WHEN: Dec. 1, 2013
WHERE: A 23-20 overtime loss the Minnesota Vikings.
THE PLAY: Robbie Gould's missed 47-yard field goal in overtime sailed wide right, and the Vikings marched 47 yards in seven plays to get into position for Blair Walsh's game-winning 34-yard field goal.
WHAT THEY SAID: Bears coach Marc Trestman: “It’s very simple. Once we got inside the 30-yard line, we were going to kick it. We were well within Robbie’s range. We ran the ball on first down and got three [yards]. We were sitting there on second-and seven, and the ball is in the middle of the field. With all the things that had happened throughout the game, including Minnesota’s failure to make a field goal when they went back with penalties, we were in a great position right there to kick it and finish the game. The decision is not anything I regret. I regret that I have to take accountability that it didn’t. ... I don’t regret that I have to take accountability for it, but I do. I made the decision to do it on second down and 7, and we didn’t get it done.”

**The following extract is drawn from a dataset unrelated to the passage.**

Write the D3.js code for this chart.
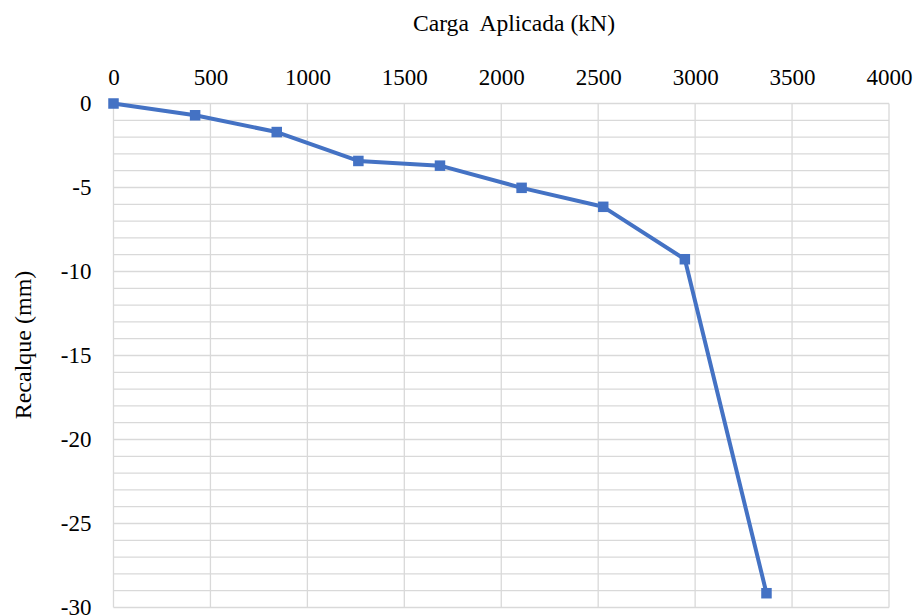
<!DOCTYPE html>
<html>
<head>
<meta charset="utf-8">
<script src="https://cdn.jsdelivr.net/npm/d3@7"></script>
<style>
  html, body { margin: 0; padding: 0; background: #fff; }
  svg text { fill: #000; white-space: pre; }
</style>
</head>
<body>
<svg id="chart" width="916" height="615"></svg>
<script>
// Load test: applied load (kN) vs settlement (mm)
const cargas = [0, 421, 842, 1263, 1684, 2105, 2526, 2947, 3368];
const recalques = [0, -0.7, -1.7, -3.42, -3.7, -5.02, -6.15, -9.27, -29.15];
const xTicks = [0, 500, 1000, 1500, 2000, 2500, 3000, 3500, 4000];
const yTicks = [0, -5, -10, -15, -20, -25, -30];
const yMinor = d3.range(0, -31, -1);

const FONT = "'Liberation Serif', 'Times New Roman', serif";
const svg = d3.select("#chart");
const margin = { left: 113.5, right: 916 - 889, top: 103.5, bottom: 615 - 607.5 };
const W = 916 - margin.left - margin.right;
const H = 615 - margin.top - margin.bottom;

const x = d3.scaleLinear().domain([0, 4000]).range([0, W]);
const y = d3.scaleLinear().domain([0, -30]).range([0, H]);

const g = svg.append("g").attr("transform", `translate(${margin.left},${margin.top})`);

// gridlines: every 1 mm horizontally, every 500 kN vertically
g.append("g").selectAll("line").data(yMinor).join("line")
  .attr("x1", 0).attr("x2", W)
  .attr("y1", d => y(d)).attr("y2", d => y(d))
  .attr("stroke", "#d9d9d9").attr("stroke-width", 1.3);
g.append("g").selectAll("line").data(xTicks).join("line")
  .attr("y1", 0).attr("y2", H)
  .attr("x1", d => x(d)).attr("x2", d => x(d))
  .attr("stroke", "#d9d9d9").attr("stroke-width", 1.3);

// axes (labels only)
const xAxis = g.append("g").call(d3.axisTop(x).tickValues(xTicks).tickSize(0).tickPadding(18.5).tickFormat(d3.format("d")));
xAxis.attr("font-family", FONT).select(".domain").remove();
xAxis.selectAll("text").attr("font-size", 23).attr("font-family", FONT);

const yAxis = g.append("g").call(d3.axisLeft(y).tickValues(yTicks).tickSize(0).tickPadding(22).tickFormat(d => d));
yAxis.attr("font-family", FONT).select(".domain").remove();
yAxis.selectAll("text").attr("font-size", 23).attr("font-family", FONT);

// series
const pts = cargas.map((c, i) => [c, recalques[i]]);
g.append("path").datum(pts)
  .attr("fill", "none").attr("stroke", "#4472C4").attr("stroke-width", 4)
  .attr("stroke-linejoin", "round")
  .attr("d", d3.line().x(d => x(d[0])).y(d => y(d[1])));

const s = 10.5;
g.selectAll("rect.m").data(pts).join("rect")
  .attr("x", d => x(d[0]) - s / 2).attr("y", d => y(d[1]) - s / 2)
  .attr("width", s).attr("height", s).attr("fill", "#4472C4");

// titles
svg.append("text").attr("x", 514).attr("y", 31).attr("text-anchor", "middle")
  .attr("font-family", FONT).attr("font-size", 23.6).text("Carga  Aplicada (kN)");
svg.append("text").attr("transform", "translate(31,345) rotate(-90)").attr("text-anchor", "middle")
  .attr("font-family", FONT).attr("font-size", 24).text("Recalque (mm)");
</script>
</body>
</html>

IMPACT OF THE PLAY: Obviously, it lost the game for the Bears. But in the immediate aftermath, Trestman’s decision to go for a field goal on second down instead trying to move the ball closer for a shorter kick was second-guessed repeatedly.
During that overtime sequence, Trestman called five consecutive runs to Matt Forte, who gained 24 yards in moving the Bears to the Minnesota 32. From there, Trestman called two timeouts before Gould came onto the field for the field-goal attempt.
The argument could have been made that Trestman should have run at least one more play to try to shorten the distance of Gould's potential game-winning attempt.
Going into that game, Gould had connected on five field goals throughout his career from distances of 55 yards or more, including 12 consecutive field goals from 50 yards or more. He had connected on all five of his field goal attempts between 40 and 49 yards entering the matchup with the Vikings, and over the past two seasons he had been 12 of 14 from that range.
Overall, though, Gould was least accurate throughout his career from the 40-to-49-yard range (72.7 percent). He had made 100 percent over nine years from 20 to 29 yards out, 90.5 percent from 30 to 39 yards, and 78.9 percent from distances of 50 yards or more.